The image of maids at weddings encapsulates the emotional complexity of being a black maid in Jackson. The maids are like second mothers to these children, yet the white families make them wear uniforms because the families don’t want to appear as if they are “integrating” with African Americans. A maid can only attend the weddings as a “maid,” and not in the more complicated (and dignified) role of friend or mother-figure.
One woman named Gretchen comes but refuses to contribute her stories. She accuses Skeeter of profiting from the black women’s stories even though Skeeter has already agreed to split any profits evenly with all the maids. When Gretchen says that Skeeter thinks of black women as nothing but “niggers,” Aibileen stands up and demands that Gretchen leave. Taken aback by Gretchen’s accusations, Skeeter sits in silence until Aibileen apologizes for Gretchen, saying that she wouldn’t have let Gretchen come if she knew Gretchen would say what she did. Skeeter says that it’s not Aibileen’s fault and they move on to the next interview. After the interviews are over for the night, Skeeter thinks about how all the women except Gretchen agreed to contribute whatever money they make from the book’s publication to the college fund.
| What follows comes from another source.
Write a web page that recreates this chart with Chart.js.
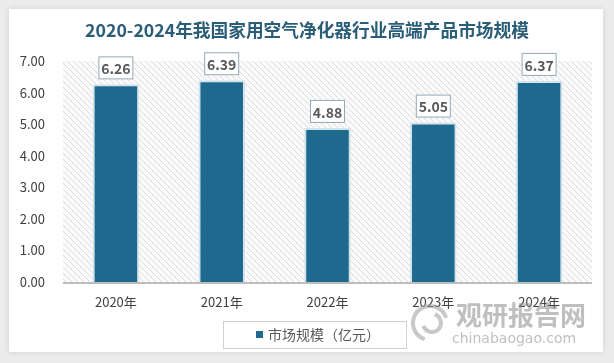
<!DOCTYPE html>
<html>
<head>
<meta charset="utf-8">
<script src="https://cdn.jsdelivr.net/npm/chart.js@4/dist/chart.umd.min.js"></script>
<style>
  html, body { margin: 0; padding: 0; background: #ececec; width: 614px; height: 363px; overflow: hidden; }
  #card { position: absolute; left: 9px; top: 9px; width: 594px; height: 343px; background: #fff; box-shadow: 0 0 6px rgba(0,0,0,0.12); }
  canvas { display: block; }
</style>
</head>
<body>
<div id="card"><canvas id="c" width="594" height="343"></canvas></div>
<script>
// 데이터
const years = ['2020年', '2021年', '2022年', '2023年', '2024年'];
const marketSize = [6.26, 6.39, 4.88, 5.05, 6.37];
const seriesName = '市场规模（亿元）';
const chartTitle = '2020-2024年我国家用空气净化器行业高端产品市场规模';

const FONT = '"Noto Sans CJK SC", "Noto Sans", sans-serif';
const barColor = '#1d6a8e';

// 사선 무늬 배경
function makeHatch(ctx) {
    const tile = document.createElement('canvas');
    tile.width = 6; tile.height = 6;
    const t = tile.getContext('2d');
    t.fillStyle = '#fafafa';
    t.fillRect(0, 0, 6, 6);
    t.strokeStyle = '#dcdcdc';
    t.lineWidth = 1;
    t.beginPath();
    t.moveTo(0, 0); t.lineTo(6, 6);
    t.moveTo(-3, 3); t.lineTo(3, 9);
    t.moveTo(3, -3); t.lineTo(9, 3);
    t.stroke();
    return ctx.createPattern(tile, 'repeat');
}

const decor = {
    id: 'decor',
    beforeDraw(chart) {
        const {ctx, chartArea: a} = chart;
        ctx.save();
        ctx.fillStyle = makeHatch(ctx);
        ctx.fillRect(a.left, a.top, a.right - a.left, a.bottom - a.top);
        // 제목
        ctx.fillStyle = '#2a5d78';
        ctx.font = 'bold 17.7px ' + FONT;
        ctx.textAlign = 'center';
        ctx.textBaseline = 'middle';
        ctx.fillText(chartTitle, 298, 21);
        ctx.restore();
    },
    afterDatasetsDraw(chart) {
        const {ctx, chartArea: a} = chart;
        ctx.save();
        // 기준선
        ctx.strokeStyle = '#bdbdbd';
        ctx.lineWidth = 2;
        ctx.beginPath();
        ctx.moveTo(a.left, a.bottom + 1);
        ctx.lineTo(a.right, a.bottom + 1);
        ctx.stroke();

        // 데이터 라벨
        const meta = chart.getDatasetMeta(0);
        ctx.font = 'bold 14px ' + FONT;
        ctx.textAlign = 'center';
        ctx.textBaseline = 'middle';
        meta.data.forEach((bar, i) => {
            const txt = marketSize[i].toFixed(2);
            const w = 35, h = 23;
            const x = bar.x - w / 2, y = bar.y - 5 - h;
            ctx.fillStyle = '#fff';
            ctx.fillRect(x, y, w, h);
            ctx.strokeStyle = '#93a9b6';
            ctx.lineWidth = 1;
            ctx.strokeRect(x + 0.5, y + 0.5, w - 1, h - 1);
            ctx.fillStyle = '#595959';
            ctx.fillText(txt, bar.x, y + h / 2 + 1);
        });

        // 범례
        const lx = 214, ly = 312, lw = 183, lh = 27;
        ctx.strokeStyle = '#d0d0d0';
        ctx.strokeRect(lx + 0.5, ly + 0.5, lw, lh);
        ctx.fillStyle = barColor;
        ctx.fillRect(lx + 33, ly + 10, 7, 7);
        ctx.fillStyle = '#595959';
        ctx.font = '14px ' + FONT;
        ctx.textAlign = 'left';
        ctx.fillText(seriesName, lx + 45, ly + 14);

        // 워터마크
        ctx.globalAlpha = 0.55;
        ctx.fillStyle = '#8a8a8a';
        ctx.font = 'bold 26px ' + FONT;
        ctx.fillText('观研报告网', 447, 306);
        ctx.font = '14px "DejaVu Sans", sans-serif';
        ctx.fillText('chinabaogao.com', 443, 330);
        ctx.strokeStyle = '#9a9a9a';
        ctx.lineWidth = 4;
        ctx.beginPath();
        ctx.arc(421, 314, 17, Math.PI * 0.6, Math.PI * 1.9);
        ctx.stroke();
        ctx.beginPath();
        ctx.arc(423, 314, 9, Math.PI * 1.6, Math.PI * 0.9);
        ctx.stroke();
        ctx.restore();
    }
};

new Chart(document.getElementById('c').getContext('2d'), {
    type: 'bar',
    data: {
        labels: years,
        datasets: [{
            label: seriesName,
            data: marketSize,
            backgroundColor: barColor,
            borderColor: '#d3e3ec',
            borderWidth: 2,
            barPercentage: 0.44,
            categoryPercentage: 1
        }]
    },
    options: {
        responsive: false,
        animation: false,
        layout: { padding: { top: 52, right: 11, left: 0, bottom: 0 } },
        plugins: {
            legend: { display: false },
            tooltip: { enabled: false }
        },
        scales: {
            x: {
                grid: { display: false },
                border: { display: false },
                ticks: { color: '#404040', font: { family: FONT, size: 13 }, padding: 4 },
                afterFit(scale) { scale.height = 70; }
            },
            y: {
                min: 0,
                max: 7,
                grid: { display: false, drawTicks: false },
                border: { display: false },
                ticks: {
                    stepSize: 1,
                    color: '#404040',
                    font: { family: FONT, size: 13 },
                    padding: 18,
                    callback: v => v.toFixed(2)
                },
                afterFit(scale) { scale.width = 54; }
            }
        }
    },
    plugins: [decor]
});
</script>
</body>
</html>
Gretchen’s accusation may not apply to Skeeter, but it does apply to Kathryn Stockett. Stockett profited off of The Help, which dramatizes the suffering of black women. Perhaps the greatest irony is that Stockett’s brother’s maid (whose name was Ablene) accused Stockett of stealing her life story and profiting off of her suffering. Stockett might have even added this unflattering portrayal of Gretchen in order to implicitly criticize anyone who might accuse her of profiting off the historical oppression of black women.